We suggested the Harry Potter series in Spanish. We love the Harry Potter series for any language because it’s entertaining for both kids and adults and the difficulty level of the books increases as the series goes along so that it matches the developing ability of the language learner. Also it’s been proven in literary instruction studies, and in the real world setting of the classroom, that giving kids series books is one of the fastest ways to help them improve in a second language. They quickly become acquainted with the characters and plot arc so that they can devote most of their brain power to improving their vocabularies rather than trying to figure out what’s going on each time they start a new book.

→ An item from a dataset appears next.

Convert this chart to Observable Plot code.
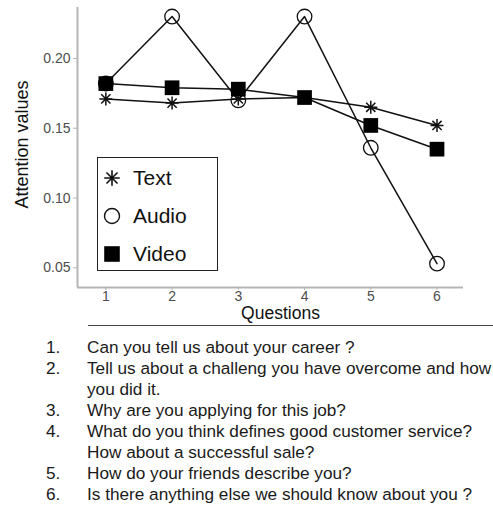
<!DOCTYPE html>
<html>
<head>
<meta charset="utf-8">
<script src="https://cdn.jsdelivr.net/npm/d3@7"></script>
<script src="https://cdn.jsdelivr.net/npm/@observablehq/plot@0.6"></script>
<style>
  html, body { margin: 0; padding: 0; background: white; }
  #wrap { position: relative; width: 493px; height: 510px; overflow: hidden; font-family: "Liberation Sans", Arial, sans-serif; }
  #chart { position: absolute; left: 0; top: 0; }
  #legend { position: absolute; left: 97px; top: 157px; width: 121px; height: 114px; border: 1px solid #222; background: white; box-sizing: border-box; }
  .lg-row { position: absolute; left: 0; height: 24px; font-size: 21px; line-height: 24px; color: #111; }
  .lg-row svg { position: absolute; left: 2px; top: 0; }
  .lg-row span { position: absolute; left: 35px; top: 0; white-space: nowrap; }
  #rule { position: absolute; left: 88px; top: 325px; width: 405px; height: 0; border-top: 1.5px solid #444; }
  #questions { position: absolute; left: 0; top: 337px; width: 493px; font-size: 17.2px; line-height: 21px; color: #1a1a1a; }
  .q-row { position: relative; height: 21px; white-space: nowrap; }
  .q-num { position: absolute; left: 46px; }
  .q-txt { position: absolute; left: 87px; }
</style>
</head>
<body>
<div id="wrap">
  <div id="chart"></div>
  <div id="legend"></div>
  <div id="rule"></div>
  <div id="questions"></div>
</div>
<script>
const questions = [1, 2, 3, 4, 5, 6];
const seriesNames = ["Text", "Audio", "Video"];
const textValues  = [0.171, 0.168, 0.171, 0.172, 0.165, 0.152];
const audioValues = [0.182, 0.230, 0.170, 0.230, 0.136, 0.053];
const videoValues = [0.182, 0.179, 0.178, 0.172, 0.152, 0.135];
const yTicks = [0.05, 0.10, 0.15, 0.20];
const xLabel = "Questions";
const yLabel = "Attention values";
const questionNumbers = ["1.", "2.", "", "3.", "4.", "", "5.", "6."];
const questionLines = [
  "Can you tell us about your career ?",
  "Tell us about a challeng you have overcome and how",
  "you did it.",
  "Why are you applying for this job?",
  "What do you think defines good customer service?",
  "How about a successful sale?",
  "How do your friends describe you?",
  "Is there anything else we should know about you ?"
];

const toRows = (vals) => questions.map((q, i) => ({q, v: vals[i]}));
const textData = toRows(textValues);
const audioData = toRows(audioValues);
const videoData = toRows(videoValues);

// 8-spoke asterisk (plus + cross), like R's pch 8
const asterisk8 = {
  draw(ctx, size) {
    const a = Math.sqrt(size / Math.PI);
    const d = a * Math.SQRT1_2;
    ctx.moveTo(-a, 0); ctx.lineTo(a, 0);
    ctx.moveTo(0, -a); ctx.lineTo(0, a);
    ctx.moveTo(-d, -d); ctx.lineTo(d, d);
    ctx.moveTo(-d, d); ctx.lineTo(d, -d);
  }
};

const xMin = 0.572, xMax = 6.40, yMin = 0.0359, yMax = 0.2365;
const axisGrey = "#b5b5b5";
const tickText = "#4d4d4d";

const chart = Plot.plot({
  width: 493,
  height: 322,
  marginLeft: 77,
  marginRight: 30,
  marginTop: 7,
  marginBottom: 35,
  x: {domain: [xMin, xMax]},
  y: {domain: [yMin, yMax]},
  style: {fontFamily: "'Liberation Sans', Arial, sans-serif", fontSize: "14px", background: "white", overflow: "visible"},
  marks: [
    Plot.ruleX([xMin], {stroke: axisGrey, strokeWidth: 2}),
    Plot.ruleY([yMin], {stroke: axisGrey, strokeWidth: 2}),
    Plot.axisX({ticks: questions, tickFormat: d => String(d), tickSize: 3, tickPadding: 1, fontSize: 14, stroke: axisGrey, fill: tickText, label: null}),
    Plot.axisY({ticks: yTicks, tickFormat: d3.format(".2f"), tickSize: 4, tickPadding: 3, fontSize: 14, stroke: axisGrey, fill: tickText, label: null}),
    Plot.text([xLabel], {frameAnchor: "bottom", textAnchor: "middle", dx: 10, dy: 31.5, fontSize: 17.5, fill: "#111"}),
    Plot.text([yLabel], {frameAnchor: "left", textAnchor: "middle", rotate: -90, dx: -55, dy: -3, fontSize: 18, fill: "#111"}),
    Plot.line(audioData, {x: "q", y: "v", stroke: "#111", strokeWidth: 1.5}),
    Plot.line(textData, {x: "q", y: "v", stroke: "#111", strokeWidth: 1.5}),
    Plot.line(videoData, {x: "q", y: "v", stroke: "#111", strokeWidth: 1.5}),
    Plot.dot(audioData, {x: "q", y: "v", symbol: "circle", r: 7.3, stroke: "#111", fill: "none", strokeWidth: 1.3}),
    Plot.dot(textData, {x: "q", y: "v", symbol: asterisk8, r: 6.5, stroke: "#111", fill: "none", strokeWidth: 1.5}),
    Plot.dot(videoData, {x: "q", y: "v", symbol: "square", r: 8.3, fill: "#000", stroke: "none"})
  ]
});
document.getElementById("chart").appendChild(chart);

// Legend
const legendSymbols = [
  {type: asterisk8, r: 7.8, fill: "none", stroke: "#111", sw: 1.6},
  {type: d3.symbolCircle, r: 7.5, fill: "none", stroke: "#111", sw: 1.4},
  {type: d3.symbolSquare, r: 8.8, fill: "#000", stroke: "none", sw: 0}
];
const legend = document.getElementById("legend");
seriesNames.forEach((name, i) => {
  const row = document.createElement("div");
  row.className = "lg-row";
  row.style.top = (8 + i * 38) + "px";
  const s = legendSymbols[i];
  const path = d3.symbol(s.type, Math.PI * s.r * s.r)();
  row.innerHTML = `<svg width="24" height="24"><path transform="translate(12,12)" d="${path}" fill="${s.fill}" stroke="${s.stroke}" stroke-width="${s.sw}"></path></svg><span>${name}</span>`;
  legend.appendChild(row);
});

// Question list
const qDiv = document.getElementById("questions");
questionLines.forEach((line, i) => {
  const row = document.createElement("div");
  row.className = "q-row";
  const n = document.createElement("span");
  n.className = "q-num";
  n.textContent = questionNumbers[i];
  const t = document.createElement("span");
  t.className = "q-txt";
  t.textContent = line;
  row.appendChild(n);
  row.appendChild(t);
  qDiv.appendChild(row);
});
</script>
</body>
</html>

So everything was set up and we figured she’d be off to the races, but there was one big problem. The first Harry Potter book was too hard for her! We did a bad job of scaffolding, we assumed she was further along in Spanish than she actually was, and the predictable result was that she gave up, a little bit frustrated and maybe feeling like Spanish would continue to elude her.

But we knew better. We knew that it wasn’t a question of intelligence or inherent ability for language acquisition but only a question of finding the correct scaffolding level, that the fault was with us not with her. She needed a book that was challenging but doable, not way too hard for her. We found an entertaining book, also part of a series for kids but much easier than Harry Potter, called Eric Valente. She took to it like a fish to water because she was right in that zone where she could understand the sentence structure while still needing to look up words all the time. Not so many that she felt overwhelmed or that she lost basic comprehension of what was going on though.

As a result her vocabulary is rapidly improving and she’s experiencing that sense of pride and efficacy that come from confronting and overcoming a difficult task. We have no doubt that in no time at all the Eric Valente series will become too easy for her, at which point she’ll be able to scaffold up to the Harry Potter series. Instead of being way outside of her comprehension like it was before, it will become the new challenging but doable level. She’ll continue to scaffold up in a similar fashion until she’s reading sophisticated Spanish literature. And that’s how scaffolding is done.